As I am sure I have mentioned before, I have a poster with 100 “must read” novels on it. It’s a scratch-off. You scratch off novels when you read them. Despite being a well-read fellow, I hadn’t even read half of those books, and I decided I would do what I could to read the rest. Since then, I have passed the halfway mark, but some books are longer than others and take a bit more time.

1959’s Naked Lunch is one of the shorter ones. And…that is about all I can definitely say about it.

Author William S. Burroughs

Naked Lunch is told in a nonlinear, some might argue nonsensical, manner, where a narrator known as Lee has some encounters with narcotics officers. Lee does have an addiction to heroin, but what exactly happens in the novel, I don’t know that I can really say. There are some sections that are written that seem to, for lack of a better description, make sense in the generic manner, but most of the novel is not really set for any sort of coherent, linear plot.

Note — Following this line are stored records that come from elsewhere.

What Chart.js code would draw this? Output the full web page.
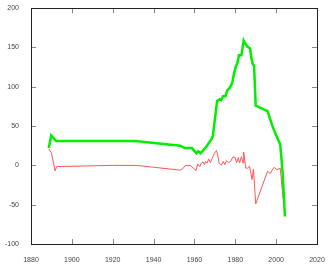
<!DOCTYPE html>
<html>
<head>
<meta charset="utf-8">
<script src="https://cdn.jsdelivr.net/npm/chart.js@4"></script>
<style>
  html, body { margin: 0; padding: 0; background: #fff; }
  #wrap { width: 330px; height: 264px; }
</style>
</head>
<body>
<div id="wrap"><canvas id="grafica"></canvas></div>
<script>
// Serie verde (gruesa)
const verdeAnios = [1888.7, 1889.9, 1892.3, 1931, 1953.1, 1955.2, 1958.8, 1961, 1961.8, 1963, 1965.9, 1968.2, 1969,
  1971.1, 1972.3, 1973.1, 1974, 1975.2, 1976, 1977.4, 1978.5, 1979.3, 1980.2, 1981.1, 1981.8, 1983, 1984.1,
  1985.1, 1986, 1987.2, 1988, 1988.5, 1989.2, 1990, 1995.8, 1997.1, 1998.2, 1999.9, 2002, 2003.2, 2004.3];
const verdeValores = [22, 38, 31, 31, 25, 22, 22, 15.5, 18, 15.5, 24, 33, 37,
  82, 84, 83, 88, 88, 95, 99, 105, 116, 125, 131, 140, 140, 159,
  154, 151, 149, 135, 129, 127, 76, 69, 58.5, 50, 39, 26.6, -10, -65];

// Serie roja (fina)
const rojoAnios = [1888.7, 1890, 1891.8, 1892.6, 1920, 1931.7, 1953, 1954.4, 1955.5, 1958, 1959.6, 1960.8, 1961.6,
  1962.6, 1963.4, 1964.2, 1964.9, 1965.5, 1966.2, 1967, 1967.8, 1968.7, 1969.8, 1970.8, 1971.5, 1972.1, 1973.1,
  1974.1, 1974.9, 1975.7, 1976.7, 1977.7, 1978.8, 1979.8, 1980.7, 1981.5, 1982.1, 1983, 1983.8, 1984.1, 1985.1,
  1986, 1987, 1988.2, 1988.9, 1990, 1995.8, 1997.1, 1998.2, 1999, 2000.4, 2002, 2003.4];
const rojoValores = [21, 16, -7, -1.5, 0, 0, -6, -4, 0, 0, -4, -6.5, 2,
  -1.5, 3, 4.5, 1, 5, 3, 8, 3.5, 9, 15.5, 19, 12, 3, 0.5,
  5, 1, 6, 3.5, 5, 10.5, 10.5, 3.5, 10, 3, 11, 3, 17, -3.5,
  -3.5, -1, -18, -4.5, -49, -7.5, -10.5, -5.5, -2.5, -5.5, -3.5, -42];

// Ejes
const ejeX = { min: 1880, max: 2020, paso: 20 };
const ejeY = { min: -100, max: 200, paso: 50 };

function puntos(anios, valores) {
  return anios.map((a, i) => ({ x: a, y: valores[i] }));
}

// Marco y marcas hacia dentro en los cuatro lados
const marcoPlugin = {
  id: 'marco',
  afterDraw(chart) {
    const ctx = chart.ctx;
    const a = chart.chartArea;
    const sx = chart.scales.x, sy = chart.scales.y;
    ctx.save();
    ctx.strokeStyle = '#888';
    ctx.lineWidth = 1;
    ctx.beginPath();
    for (let v = ejeX.min + ejeX.paso; v < ejeX.max; v += ejeX.paso) {
      const px = Math.round(sx.getPixelForValue(v)) + 0.5;
      ctx.moveTo(px, a.bottom); ctx.lineTo(px, a.bottom - 5);
      ctx.moveTo(px, a.top); ctx.lineTo(px, a.top + 5);
    }
    for (let v = ejeY.min + ejeY.paso; v < ejeY.max; v += ejeY.paso) {
      const py = Math.round(sy.getPixelForValue(v)) + 0.5;
      ctx.moveTo(a.left, py); ctx.lineTo(a.left + 5, py);
      ctx.moveTo(a.right, py); ctx.lineTo(a.right - 5, py);
    }
    ctx.stroke();
    ctx.strokeStyle = '#222';
    ctx.strokeRect(Math.round(a.left) + 0.5, Math.round(a.top) + 0.5,
      Math.round(a.right - a.left), Math.round(a.bottom - a.top));
    ctx.restore();
  }
};

new Chart(document.getElementById('grafica'), {
  type: 'line',
  data: {
    datasets: [{
      data: puntos(verdeAnios, verdeValores),
      borderColor: '#00ee00',
      borderWidth: 2.5,
      pointRadius: 0,
      tension: 0,
      fill: false
    }, {
      data: puntos(rojoAnios, rojoValores),
      borderColor: '#ff5555',
      borderWidth: 1,
      pointRadius: 0,
      tension: 0,
      fill: false
    }]
  },
  options: {
    responsive: true,
    maintainAspectRatio: false,
    animation: false,
    layout: { padding: { top: 8, right: 13, left: 0, bottom: 2 } },
    plugins: { legend: { display: false }, tooltip: { enabled: false } },
    scales: {
      x: {
        type: 'linear',
        min: ejeX.min, max: ejeX.max,
        grid: { display: false },
        border: { display: false },
        ticks: { stepSize: ejeX.paso, color: '#444', font: { family: 'Liberation Sans', size: 7 }, padding: 4, maxRotation: 0,
          callback: v => String(v) },
        afterFit(s) { s.height = 18; }
      },
      y: {
        min: ejeY.min, max: ejeY.max,
        grid: { display: false },
        border: { display: false },
        ticks: { stepSize: ejeY.paso, color: '#444', font: { family: 'Liberation Sans', size: 7 }, padding: 4,
          callback: v => String(v) },
        afterFit(s) { s.width = 31; }
      }
    }
  },
  plugins: [marcoPlugin]
});
</script>
</body>
</html>
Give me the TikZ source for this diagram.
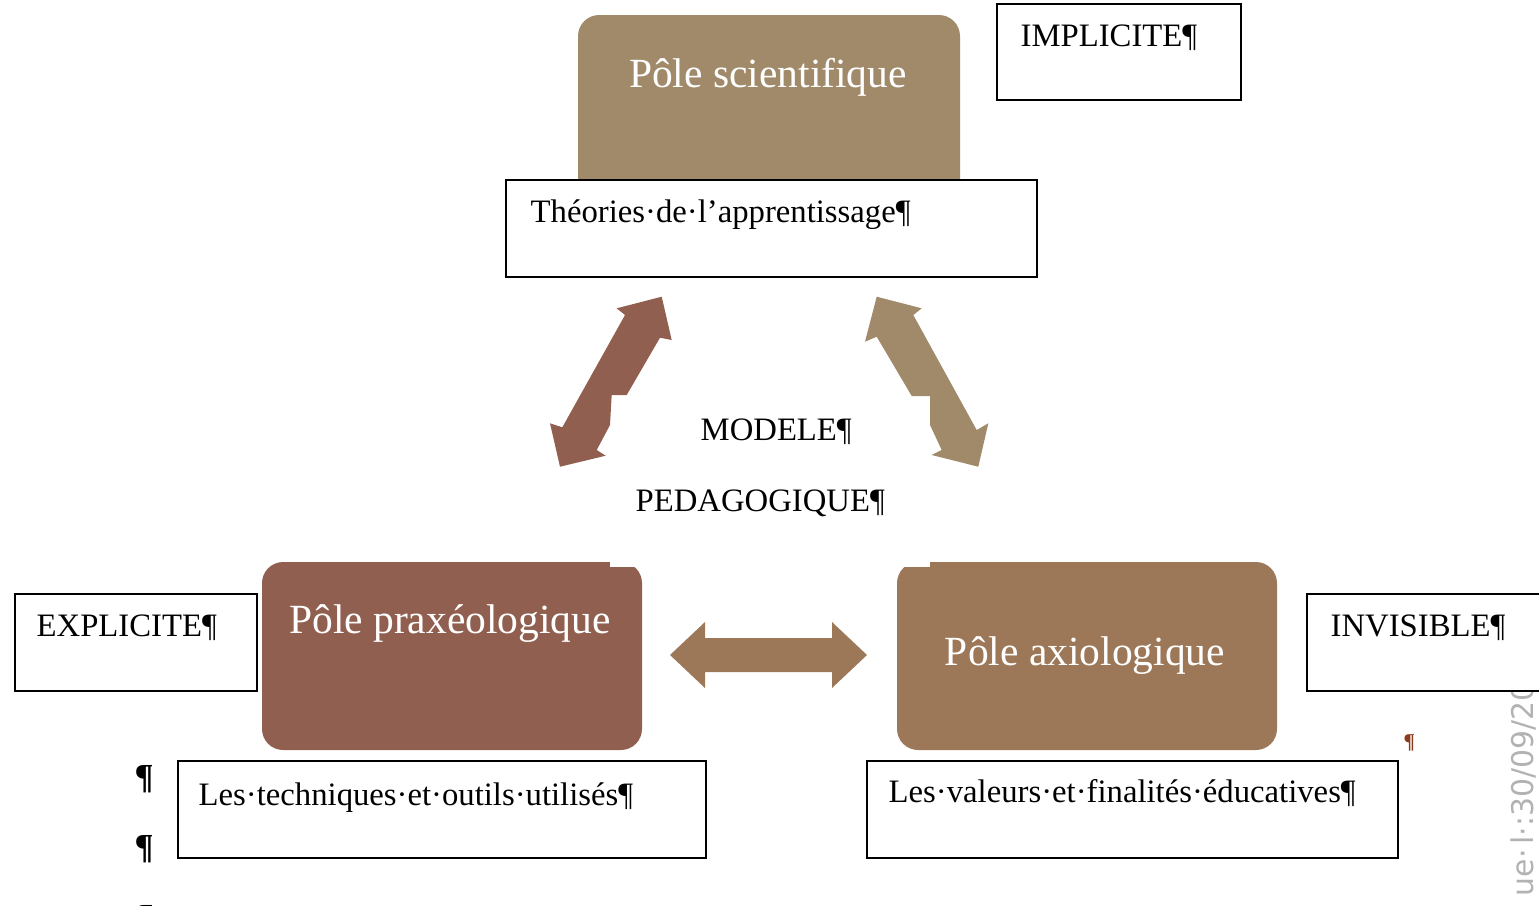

And I somehow enjoyed the trip.

No pun intended.

Most of this work has Lee seemingly describe a place called the Interzone, where a wide variety of eccentric characters live and work. And by “work,” I mean mostly engage in all kinds of sex and drugs, whether physically possible or not. It may not make a lot of sense at first glance, and I wouldn’t even try to guess. Mostly, I just dug the way Burroughs used words to describe all manner of impossible experiences. My best guess is the novel is mostly a story of a drug trip Lee took. Is that right? I have no idea, and honestly, it doesn’t matter.

I don’t really feel equipped to say much about this book. It is not for everybody by a long shot, but if you want prose that feels like poetry and has a strange edge to it, then Naked Lunch is the blatantly weird book for you.